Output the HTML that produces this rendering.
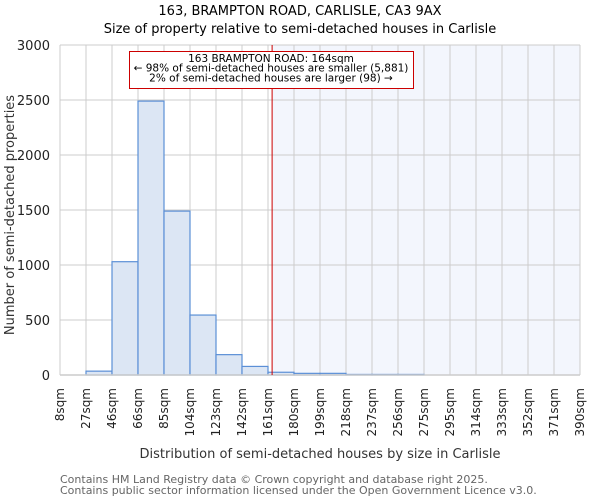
<!DOCTYPE html>
<html><head><meta charset="utf-8"><style>
body{margin:0;background:#fff}
svg{display:block;font-family:"DejaVu Sans","Liberation Sans",sans-serif}
</style></head><body>
<svg id="c" width="600" height="500" viewBox="0 0 600 500">
<text x="300" y="15" text-anchor="middle" font-size="13" fill="#000">163, BRAMPTON ROAD, CARLISLE, CA3 9AX</text>
<text x="300" y="33" text-anchor="middle" font-size="13" fill="#000">Size of property relative to semi-detached houses in Carlisle</text>
<g id="plot"></g>
<text transform="translate(14,215) rotate(-90)" text-anchor="middle" font-size="13" fill="#333">Number of semi-detached properties</text>
<text x="320" y="458" text-anchor="middle" font-size="13" fill="#333">Distribution of semi-detached houses by size in Carlisle</text>
<text x="60" y="483" font-size="11" fill="#666">Contains HM Land Registry data © Crown copyright and database right 2025.</text>
<text x="60" y="494" font-size="11" fill="#666">Contains public sector information licensed under the Open Government Licence v3.0.</text>
</svg>
<script>
const binEdges=[8,27,46,66,85,104,123,142,161,180,199,218,237,256,275,295,314,333,352,371,390];
const counts=[0,35,1030,2490,1490,545,185,78,25,15,15,5,5,5,0,0,0,0,0,0];
const yTicks=[0,500,1000,1500,2000,2500,3000];
const propertySize=164;
const NS="http://www.w3.org/2000/svg";
const L=60,R=580,T=45,B=375,yMax=3000,n=counts.length;
const xi=i=>L+(R-L)*i/n;
const xv=v=>{let i=0;while(i<n-1&&v>binEdges[i+1])i++;return xi(i)+(v-binEdges[i])/(binEdges[i+1]-binEdges[i])*(R-L)/n;};
const y=v=>B-(B-T)*v/yMax;
const g=document.getElementById('plot');
function mk(t,a,p){const e=document.createElementNS(NS,t);for(const k in a)e.setAttribute(k,a[k]);(p||g).appendChild(e);return e;}
const px=xv(propertySize);
const sh=mk('rect',{x:px,y:T,width:R-px,height:B-T,fill:'#f3f6fd'});


yTicks.forEach(v=>{
 const l=mk('line',{x1:L,x2:R,y1:y(v),y2:y(v),stroke:'#ccc','stroke-width':1});
 
 
 const t=mk('text',{x:L-10,y:y(v)+5,'text-anchor':'end','font-size':13,fill:'#222'});
 t.textContent=v;
 
 
});
binEdges.forEach((v,i)=>{
 const l=mk('line',{x1:xi(i),x2:xi(i),y1:T,y2:B,stroke:'#ccc','stroke-width':1});
 
 
 const t=mk('text',{transform:`translate(${xi(i)+4},388) rotate(-90)`,'text-anchor':'end','font-size':12,fill:'#222'});
 t.textContent=v+'sqm';
 
 
});
counts.forEach((c,i)=>{
 if(c<=0)return;
 const r=mk('rect',{x:xi(i),y:y(c),width:xi(i+1)-xi(i),height:B-y(c),fill:'#dce6f4',stroke:'#5b8fd6','stroke-width':1.2});
 
 
});
const ax=mk('line',{x1:L,x2:R,y1:B,y2:B,stroke:'#ccc','stroke-width':1.5});


const ml=mk('line',{x1:px,x2:px,y1:T,y2:B,stroke:'#c00','stroke-width':1});


const box=mk('rect',{x:129.5,y:51.5,width:284,height:37,fill:'#fff',stroke:'#c00','stroke-width':1});


['163 BRAMPTON ROAD: 164sqm','← 98% of semi-detached houses are smaller (5,881)','2% of semi-detached houses are larger (98) →'].forEach((s,k)=>{
 const t=mk('text',{x:271,y:62+k*9.7,'text-anchor':'middle','font-size':10.5,fill:'#000'});
 t.textContent=s;
 
 
});
</script>
</body></html>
┄┄┄┄┄┄┄┄┄┄┄┄┄┄┄┄┄┄┄┄
> _Task brief_:
Print the listing above in full, exactly as written. Omit any pictures.

> _Task solution_:
Output the HTML that produces this rendering.
<!DOCTYPE html>
<html><head><meta charset="utf-8"><style>
body{margin:0;background:#fff}
svg{display:block;font-family:"DejaVu Sans","Liberation Sans",sans-serif}
</style></head><body>
<svg id="c" width="600" height="500" viewBox="0 0 600 500">
<text x="300" y="15" text-anchor="middle" font-size="13" fill="#000">163, BRAMPTON ROAD, CARLISLE, CA3 9AX</text>
<text x="300" y="33" text-anchor="middle" font-size="13" fill="#000">Size of property relative to semi-detached houses in Carlisle</text>
<g id="plot"></g>
<text transform="translate(14,215) rotate(-90)" text-anchor="middle" font-size="13" fill="#333">Number of semi-detached properties</text>
<text x="320" y="458" text-anchor="middle" font-size="13" fill="#333">Distribution of semi-detached houses by size in Carlisle</text>
<text x="60" y="483" font-size="11" fill="#666">Contains HM Land Registry data © Crown copyright and database right 2025.</text>
<text x="60" y="494" font-size="11" fill="#666">Contains public sector information licensed under the Open Government Licence v3.0.</text>
</svg>
<script>
const binEdges=[8,27,46,66,85,104,123,142,161,180,199,218,237,256,275,295,314,333,352,371,390];
const counts=[0,35,1030,2490,1490,545,185,78,25,15,15,5,5,5,0,0,0,0,0,0];
const yTicks=[0,500,1000,1500,2000,2500,3000];
const propertySize=164;
const NS="http://www.w3.org/2000/svg";
const L=60,R=580,T=45,B=375,yMax=3000,n=counts.length;
const xi=i=>L+(R-L)*i/n;
const xv=v=>{let i=0;while(i<n-1&&v>binEdges[i+1])i++;return xi(i)+(v-binEdges[i])/(binEdges[i+1]-binEdges[i])*(R-L)/n;};
const y=v=>B-(B-T)*v/yMax;
const g=document.getElementById('plot');
function mk(t,a,p){const e=document.createElementNS(NS,t);for(const k in a)e.setAttribute(k,a[k]);(p||g).appendChild(e);return e;}
const px=xv(propertySize);
const sh=mk('rect',{x:px,y:T,width:R-px,height:B-T,fill:'#f3f6fd'});


yTicks.forEach(v=>{
 const l=mk('line',{x1:L,x2:R,y1:y(v),y2:y(v),stroke:'#ccc','stroke-width':1});
 
 
 const t=mk('text',{x:L-10,y:y(v)+5,'text-anchor':'end','font-size':13,fill:'#222'});
 t.textContent=v;
 
 
});
binEdges.forEach((v,i)=>{
 const l=mk('line',{x1:xi(i),x2:xi(i),y1:T,y2:B,stroke:'#ccc','stroke-width':1});
 
 
 const t=mk('text',{transform:`translate(${xi(i)+4},388) rotate(-90)`,'text-anchor':'end','font-size':12,fill:'#222'});
 t.textContent=v+'sqm';
 
 
});
counts.forEach((c,i)=>{
 if(c<=0)return;
 const r=mk('rect',{x:xi(i),y:y(c),width:xi(i+1)-xi(i),height:B-y(c),fill:'#dce6f4',stroke:'#5b8fd6','stroke-width':1.2});
 
 
});
const ax=mk('line',{x1:L,x2:R,y1:B,y2:B,stroke:'#ccc','stroke-width':1.5});


const ml=mk('line',{x1:px,x2:px,y1:T,y2:B,stroke:'#c00','stroke-width':1});


const box=mk('rect',{x:129.5,y:51.5,width:284,height:37,fill:'#fff',stroke:'#c00','stroke-width':1});


['163 BRAMPTON ROAD: 164sqm','← 98% of semi-detached houses are smaller (5,881)','2% of semi-detached houses are larger (98) →'].forEach((s,k)=>{
 const t=mk('text',{x:271,y:62+k*9.7,'text-anchor':'middle','font-size':10.5,fill:'#000'});
 t.textContent=s;
 
 
});
</script>
</body></html>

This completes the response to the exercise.